For these systems, platform teams should define release channels such as standard, urgent, and regulated. Each channel can have different approval thresholds, but all should use signed images, immutable promotion, and environment-aware deployment policies. Multi-tenant deployment should also account for customer-specific modules that may require separate repositories or stricter promotion review.
When cloud migration considerations are in scope, enterprises should avoid moving registry strategy as an afterthought. Migration programs often focus on compute and data first, then discover late that image distribution, IAM mapping, and deployment automation differ significantly between providers. Registry architecture should be part of the target operating model from the beginning, especially for ERP modernization and SaaS platform consolidation.
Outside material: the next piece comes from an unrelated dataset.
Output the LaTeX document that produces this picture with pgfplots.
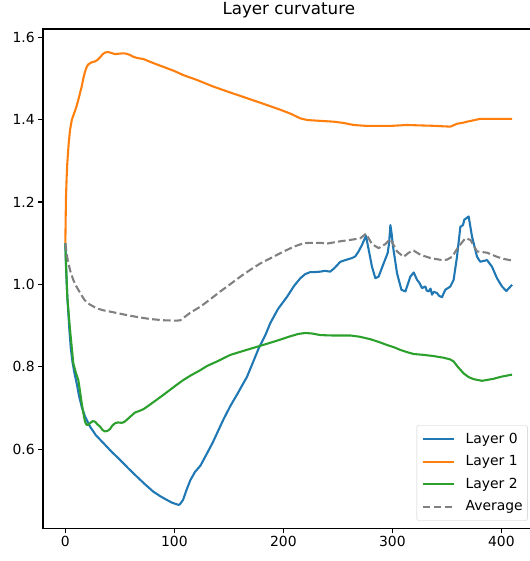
\documentclass[border=0pt]{standalone}
\usepackage{fontspec}
\setmainfont{DejaVu Sans}
\usepackage{pgfplots}
\pgfplotsset{compat=1.18}
\definecolor{c0}{HTML}{1F77B4}
\definecolor{c1}{HTML}{FF7F0E}
\definecolor{c2}{HTML}{2CA02C}
\definecolor{cg}{HTML}{808080}
\begin{document}
\begin{tikzpicture}
\begin{axis}[
  at={(43bp,32.7bp)}, anchor=south west,
  scale only axis, width=491.6bp, height=499.3bp,
  xmin=-20.5, xmax=430.5, ymin=0.408, ymax=1.620,
  xtick={0,100,200,300,400},
  ytick={0.6,0.8,1.0,1.2,1.4,1.6},
  axis line style={line width=1.11bp},
  tick style={line width=1.11bp, black},
  tick align=outside, major tick length=4.86bp,
  xtick pos=bottom, ytick pos=left,
  /pgf/number format/assume math mode=true,
  yticklabel style={/pgf/number format/.cd, fixed, fixed zerofill, precision=1},
  tick label style={font=\fontsize{13.9bp}{16bp}\selectfont},
  title={Layer curvature},
  title style={font=\fontsize{16.7bp}{20bp}\selectfont, anchor=base, yshift=8.3bp, inner sep=0pt},
  legend style={at={(1,0)}, anchor=south east, xshift=-7bp, yshift=7.6bp,
    draw=black!20, rounded corners=2bp, fill=white, fill opacity=0.8, text opacity=1,
    font=\fontsize{13.9bp}{16bp}\selectfont, inner xsep=4.7bp, inner ysep=7bp,
    nodes={inner sep=0pt, text height=10.5bp, text depth=3bp}, row sep=9bp},
  legend cell align=left,
  legend image code/.code={\draw[#1] (0bp,0bp) -- (31bp,0bp); \path (42bp,0bp);},
  every axis plot/.append style={line width=2.08bp, line join=round},
]
\addplot[c0] coordinates {(0,1.100) (0.5,1.05) (1.8,0.970) (3.7,0.890) (5,0.845) (6.7,0.809) (8.5,0.783) (10.4,0.760) (12.5,0.730) (15,0.703) (18,0.680) (22.6,0.655) (28,0.634) (34.9,0.615) (42,0.595) (50.2,0.574) (58,0.553) (65.4,0.534) (73,0.515) (80.7,0.497) (87,0.486) (93,0.477) (98,0.470) (103.7,0.465) (105,0.466) (108,0.477) (111,0.500) (114.7,0.525) (119,0.545) (123.9,0.560) (130,0.590) (135,0.615) (139.2,0.639) (145,0.672) (151.4,0.705) (158,0.735) (166.7,0.776) (172,0.810) (177.4,0.845) (183.5,0.877) (188,0.906) (195,0.940) (203.4,0.970) (210,0.997) (215.6,1.015) (220,1.025) (224.8,1.030) (229,1.030) (234,1.031) (238,1.033) (243,1.031) (247,1.040) (252.3,1.055) (258,1.060) (263,1.064) (266,1.068) (269,1.080) (272,1.095) (275.8,1.118) (278.3,1.084) (281.3,1.043) (284.4,1.015) (287.4,1.019) (292,1.051) (295.7,1.076) (297,1.10) (298.2,1.144) (299.5,1.12) (300.6,1.092) (304.3,1.027) (308.3,0.987) (312,0.983) (316.5,1.019) (319.6,1.029) (322.7,1.011) (325,1.003) (327.2,0.991) (330.3,0.995) (331.5,0.985) (333.3,0.983) (335,0.990) (336.4,0.975) (338,0.982) (341,0.979) (343,0.972) (345.6,0.969) (347,0.978) (348.6,0.987) (353.2,0.995) (356.2,1.011) (359.3,1.067) (362.4,1.140) (364.8,1.144) (366,1.157) (370,1.165) (373.1,1.116) (377.7,1.067) (380.7,1.055) (386.9,1.059) (391.4,1.043) (396,1.015) (400.6,0.995) (404.6,0.984) (409.8,0.999)};
\addlegendentry{Layer 0}
\addplot[c1] coordinates {(0,1.100) (0.3,1.16) (0.6,1.213) (1.2,1.26) (1.8,1.295) (3,1.34) (4.3,1.375) (6,1.40) (8,1.415) (10,1.43) (11.9,1.448) (13.5,1.465) (15,1.48) (16.5,1.50) (18,1.516) (19.5,1.527) (21,1.534) (24,1.539) (27,1.541) (29.5,1.545) (31.8,1.551) (34,1.558) (36.4,1.563) (39.4,1.564) (42,1.562) (45.6,1.559) (49,1.560) (53.2,1.561) (56,1.560) (59.3,1.557) (62,1.553) (65.4,1.550) (71.6,1.547) (80,1.538) (90,1.528) (100,1.518) (108.3,1.508) (120,1.497) (136,1.480) (150,1.467) (166.7,1.452) (180,1.440) (197.2,1.424) (207,1.414) (215.6,1.403) (222,1.399) (227.8,1.398) (246.2,1.395) (255,1.392) (264.5,1.387) (275,1.385) (289,1.385) (300,1.385) (313.5,1.387) (325,1.386) (337.9,1.385) (345,1.384) (353.2,1.383) (356,1.386) (359.3,1.390) (364,1.392) (368.5,1.395) (374,1.398) (380.7,1.402) (396,1.402) (409.8,1.402)};
\addlegendentry{Layer 1}
\addplot[c2] coordinates {(0,1.100) (0.6,1.051) (1.8,0.970) (4.3,0.890) (7.3,0.809) (9.8,0.784) (11.9,0.768) (13.5,0.740) (15,0.712) (16.5,0.688) (18,0.667) (19.5,0.659) (21,0.659) (23,0.664) (25,0.668) (27.2,0.667) (29.5,0.660) (31.8,0.655) (34,0.647) (36.4,0.643) (39,0.645) (41,0.649) (43,0.657) (45.6,0.663) (48,0.665) (51.7,0.664) (54,0.666) (56.2,0.671) (60,0.680) (63.9,0.689) (67,0.692) (71.6,0.697) (77,0.707) (83.8,0.720) (90,0.732) (96,0.744) (102,0.756) (108.3,0.768) (115,0.779) (123.9,0.792) (130,0.802) (140,0.814) (151.4,0.829) (165,0.840) (178.9,0.851) (190,0.860) (197.2,0.866) (205,0.873) (214,0.880) (220,0.882) (226,0.881) (234,0.877) (245,0.876) (261.5,0.876) (270,0.873) (279.8,0.867) (288,0.860) (295,0.853) (302,0.847) (307.3,0.841) (313,0.836) (319.6,0.831) (328.7,0.829) (338,0.826) (347,0.822) (353,0.818) (356.2,0.813) (360,0.800) (365.4,0.784) (370,0.775) (374.6,0.770) (382.3,0.766) (392.9,0.771) (400,0.776) (409.8,0.781)};
\addlegendentry{Layer 2}
\addplot[cg, dash pattern=on 7.7bp off 3.3bp] coordinates {(0,1.100) (1.5,1.07) (2.8,1.051) (5,1.028) (7.3,1.011) (9.5,0.998) (11.9,0.987) (15,0.973) (18,0.961) (22,0.952) (28.7,0.942) (35,0.937) (41,0.934) (50,0.929) (59.4,0.924) (68,0.920) (77.7,0.916) (90,0.913) (102,0.912) (105.5,0.913) (110,0.922) (115,0.932) (123.9,0.946) (132,0.962) (142.2,0.983) (150,0.998) (160.6,1.019) (170,1.036) (178.9,1.051) (190,1.066) (200.3,1.080) (210,1.092) (218.6,1.100) (225,1.101) (234,1.101) (240,1.099) (246.2,1.102) (253,1.105) (261.5,1.108) (270.6,1.112) (275.8,1.123) (281.3,1.098) (287.4,1.088) (293.6,1.098) (298.2,1.110) (304.3,1.080) (310.4,1.067) (315,1.077) (319.6,1.082) (325.7,1.072) (334.9,1.064) (345.6,1.059) (350,1.060) (354.8,1.067) (360.8,1.092) (367,1.112) (371.6,1.108) (377.7,1.080) (386.9,1.077) (396,1.067) (402,1.062) (409.8,1.058)};
\addlegendentry{Average\hspace{6.3bp}}
\end{axis}
\pgfresetboundingbox
\path[use as bounding box] (0bp,0bp) rectangle (530bp,561bp);
\end{tikzpicture}
\end{document}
Enterprise implementation priorities
- Inventory all registries, image sources, and runtime pull paths across clouds
- Standardize approved base images and production promotion rules
- Adopt short-lived identities for CI and runtime access
- Enforce immutable production artifacts with signature verification
- Use infrastructure automation to deploy equivalent controls in each cloud
- Define backup and disaster recovery procedures for registry services and metadata
- Monitor for policy drift, replication failures, and unusual access patterns
- Review cost, latency, and compliance tradeoffs before choosing centralized or federated hosting
The most effective production security programs are incremental. Start by controlling image sources, tightening IAM, and separating staging from production registries. Then add signing, admission enforcement, replication governance, and DR testing. This sequence improves security posture without forcing a disruptive redesign of every DevOps workflow at once.